Donald C Tillman Water Reclamation Plant & Japanese Garden, 6100 Woodley Avenue, Los Angeles, CA
MOCA
The Museum of Contemporary Art (MOCA), designed by Japanese architect Arata Isozaki, opened in downtown Los Angeles in 1987. It is a distinct reddish color, with pyramids rising out of the top. Though it is surrounded by high-rises, much of MOCA is actually below street level. Outside, visitors can find Nancy Rubins’ monumental sculpture entitled Chas’ Stainless Steel, Mark Thompson’s Airplane Parts, About 1,000 Pounds of Stainless Steel Wire, and Gagosian Beverly Hills Space.
MOCA, 205 S Grand Avenue, Los Angeles, CA +1 2136212766
The Postmodern KFC
One of the oddest examples of Postmodern architecture in Los Angeles is a Kentucky Fried Chicken joint located on Western Avenue in Koreatown. Built in 1990 – by which time Postmodernism had become a prominent style after its emergence in the 1960s – it looks like a KFC from a dystopian future where everything is run by corporations: a large, gray bucket with fins, topped by a cube with the colonel’s face. From some angles, it looks somewhat like a robotic chicken. The building was designed by architect Jeffrey Daniels of Grinstein/Daniels Inc at the behest of franchisee Jack Wilke, who had asked Daniels’ partner, Elyse Grinstein, to help put his KFC on the map. According to the LA Times, this was “the first architecturally avant garde Kentucky Fried Chicken outlet in the United States, and the famous franchise’s first break with its own rigid formal tradition.”
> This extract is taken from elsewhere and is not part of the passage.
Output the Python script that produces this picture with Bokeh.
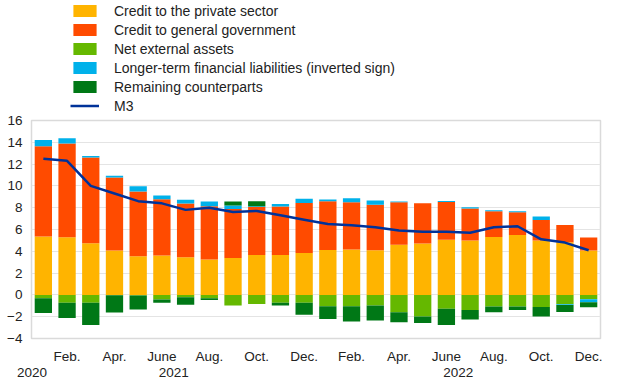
import numpy as np
from bokeh.plotting import figure
from bokeh.layouts import column
from bokeh.models import (ColumnDataSource, Range1d, FixedTicker, LinearAxis,
                          Legend, LegendItem)
from bokeh.embed import file_html
from bokeh.resources import INLINE

# ---- data (annual growth contributions, percentage points) ----
month_index = list(range(24))  # Jan 2021 ... Dec 2022
month_ticks = [1, 3, 5, 7, 9, 11, 13, 15, 17, 19, 21, 23]
month_labels = ["Feb.", "Apr.", "June", "Aug.", "Oct.", "Dec.",
                "Feb.", "Apr.", "June", "Aug.", "Oct.", "Dec."]
year_ticks = [-0.48, 5.5, 17.5]
year_labels = ["2020", "2021", "2022"]
y_ticks = [-4, -2, 0, 2, 4, 6, 8, 10, 12, 14, 16]

private_sector = [5.35, 5.29, 4.74, 4.07, 3.55, 3.61, 3.46, 3.24, 3.39, 3.67, 3.67, 3.85,
                  4.13, 4.16, 4.10, 4.59, 4.71, 5.05, 4.98, 5.32, 5.50, 4.98, 4.83, 4.07]
general_government = [8.29, 8.59, 7.86, 6.69, 5.93, 5.17, 4.92, 4.89, 4.50, 4.40, 4.43, 4.59,
                      4.46, 4.34, 4.16, 3.91, 3.70, 3.48, 2.94, 2.36, 2.08, 1.90, 1.59, 1.19]
net_external_assets = [-0.31, -0.73, -0.73, -0.03, -0.05, -0.43, -0.21, -0.31, -0.98, -0.83, -0.73, -0.73,
                       -1.04, -1.04, -0.98, -1.59, -1.99, -1.28, -1.38, -1.07, -1.07, -1.10, -0.86, -0.40]
longer_term_liabilities = [0.58, 0.49, 0.15, 0.18, 0.49, 0.34, 0.34, 0.43, 0.31, 0.06, 0.25, 0.37,
                           0.16, 0.37, 0.39, 0.06, 0.0, 0.09, 0.12, 0.09, 0.09, 0.31, -0.06, -0.28]
remaining_counterparts = [-1.34, -1.38, -2.02, -1.59, -1.28, -0.30, -0.70, -0.15, 0.37, 0.46, -0.25, -1.10,
                          -1.16, -1.41, -1.37, -0.92, -0.58, -1.47, -0.88, -0.52, -0.31, -0.89, -0.64, -0.45]
m3 = [12.5, 12.3, 10.0, 9.3, 8.6, 8.4, 7.8, 8.0, 7.6, 7.7, 7.3, 6.9,
      6.5, 6.4, 6.2, 5.9, 5.8, 5.8, 5.7, 6.2, 6.3, 5.1, 4.8, 4.1]

series = [
    ("Credit to the private sector", private_sector, "#FFB400"),
    ("Credit to general government", general_government, "#FF4B00"),
    ("Net external assets", net_external_assets, "#65B800"),
    ("Longer-term financial liabilities (inverted sign)", longer_term_liabilities, "#00B1EA"),
    ("Remaining counterparts", remaining_counterparts, "#007816"),
]
M3_COLOR = "#003299"

FONT = "Liberation Sans"
TXT = "#222222"

# ---------------- main chart ----------------
p = figure(width=620, height=275, output_backend="svg", toolbar_location=None,
           x_range=Range1d(-0.5, 23.5), y_range=Range1d(-4, 16),
           min_border_left=31, min_border_right=20, min_border_bottom=49, min_border_top=8)
p.background_fill_color = "white"
p.border_fill_color = "white"
p.outline_line_color = "#dadada"
p.outline_line_width = 1.5

x = np.array(month_index, dtype=float)
pos_base = np.zeros(24)
neg_base = np.zeros(24)
for name, vals, color in series:
    v = np.array(vals, dtype=float)
    bottom = np.where(v >= 0, pos_base, neg_base + v)
    top = np.where(v >= 0, pos_base + v, neg_base)
    pos_base = pos_base + np.where(v >= 0, v, 0)
    neg_base = neg_base + np.where(v < 0, v, 0)
    src = ColumnDataSource(dict(x=x, bottom=bottom, top=top))
    p.vbar(x="x", bottom="bottom", top="top", width=0.73, source=src,
           fill_color=color, line_color=None)

p.line(x, m3, line_color=M3_COLOR, line_width=2.5)

p.xgrid.grid_line_color = None
p.ygrid.grid_line_color = "#e4e4e4"
p.ygrid.grid_line_width = 1
p.yaxis.ticker = FixedTicker(ticks=y_ticks)
p.xaxis.ticker = FixedTicker(ticks=month_ticks)
p.xaxis.major_label_overrides = {t: l for t, l in zip(month_ticks, month_labels)}
for ax in (p.xaxis[0], p.yaxis[0]):
    ax.axis_line_color = None
    ax.major_tick_line_color = None
    ax.minor_tick_line_color = None
    ax.major_tick_out = 0
    ax.major_tick_in = 0
    ax.minor_tick_out = 0
    ax.minor_tick_in = 0
    ax.major_label_text_font = FONT
    ax.major_label_text_font_size = "13.5px"
    ax.major_label_text_color = TXT
p.yaxis.major_label_standoff = 9
p.xaxis.major_label_standoff = 10

year_axis = LinearAxis(ticker=FixedTicker(ticks=year_ticks),
                       major_label_overrides={t: l for t, l in zip(year_ticks, year_labels)},
                       axis_line_color=None, major_tick_line_color=None,
                       minor_tick_line_color=None, major_tick_out=0, major_tick_in=0,
                       minor_tick_out=0, minor_tick_in=0, major_label_standoff=1,
                       major_label_text_font=FONT, major_label_text_font_size="13.5px",
                       major_label_text_color=TXT)
p.add_layout(year_axis, "below")

# ---------------- legend strip ----------------
lg = figure(width=620, height=112, output_backend="svg", toolbar_location=None,
            x_range=Range1d(0, 1), y_range=Range1d(0, 1),
            x_axis_type=None, y_axis_type=None,
            min_border_left=0, min_border_right=0, min_border_top=0, min_border_bottom=0)
lg.outline_line_color = None
lg.xgrid.grid_line_color = None
lg.ygrid.grid_line_color = None
lg.background_fill_color = "white"
lg.border_fill_color = "white"

# legend proxies: zero-height bar / zero-length line (nothing visible in the strip)
items = []
for name, vals, color in series:
    r = lg.vbar(x=[0], bottom=[0], top=[0], width=0.0, fill_color=color, line_color=None)
    items.append(LegendItem(label=name, renderers=[r]))
rl = lg.line(x=[0, 0], y=[0, 0], line_color=M3_COLOR, line_width=2.5, line_alpha=1)
items.append(LegendItem(label="M3", renderers=[rl]))

legend = Legend(items=items, location=(39, -3), orientation="vertical",
                padding=0, margin=0, spacing=0, label_height=19,
                glyph_height=15, glyph_width=29, label_standoff=15,
                label_text_font=FONT, label_text_font_size="14px",
                label_text_color=TXT, border_line_alpha=0,
                background_fill_alpha=0)
lg.add_layout(legend, "center")

layout = column(lg, p, spacing=0)
open("out.html", "w").write(file_html(layout, INLINE))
Kentucky Fried Chicken, 340 N Western Avenue, Los Angeles, CA +1 2133867222
Westin Bonaventure Hotel
The Westin Bonaventure is hard to miss, given that it comprises four looming, reflective cylindrical towers. Built in 1976 and designed by architect John Portman, the LA Conservancy called it, “a postmodern icon, isolated from the larger metropolis and operating by its own strange spatial rules.” Inside, water features and glass elevators share space with a lobby bar and a number of shops and restaurants. It’s possible to get a cocktail, dinner and a haircut here. The hotel has also played itself in a variety of TV shows and films, perhaps most notably in True Lies (1994), in which Arnold Schwarzenegger rides a horse into one of the building’s elevators while pursuing a bad guy on a motorcycle.
Westin Bonaventure Hotel, 404 S Figueroa Street, Los Angeles, CA +1 2136241000
777 Tower
The 777 Tower is one of the tallest buildings in Los Angeles. It is a 53-story, neutral-toned skyscraper that, according to the LA Conservancy, “epitomizes the Postmodern use of a stretched skin style with reimagined Classical details in a simple and elegant design.” It was designed by architect César Pelli and built in 1990.
777 Tower, 777 S Figueroa Street, Los Angeles, CA
Binoculars Building
Yet another Frank Gehry building, this one features something the others certainly do not: a giant pair of binoculars. Located in Venice and built over the course of the ’90s, this office building features a slanted awning that protrudes from a dark-brown fortress, together with a white, boxy building, with the binoculars connecting the two. Cars must drive between the lenses of the binoculars to access the parking garage.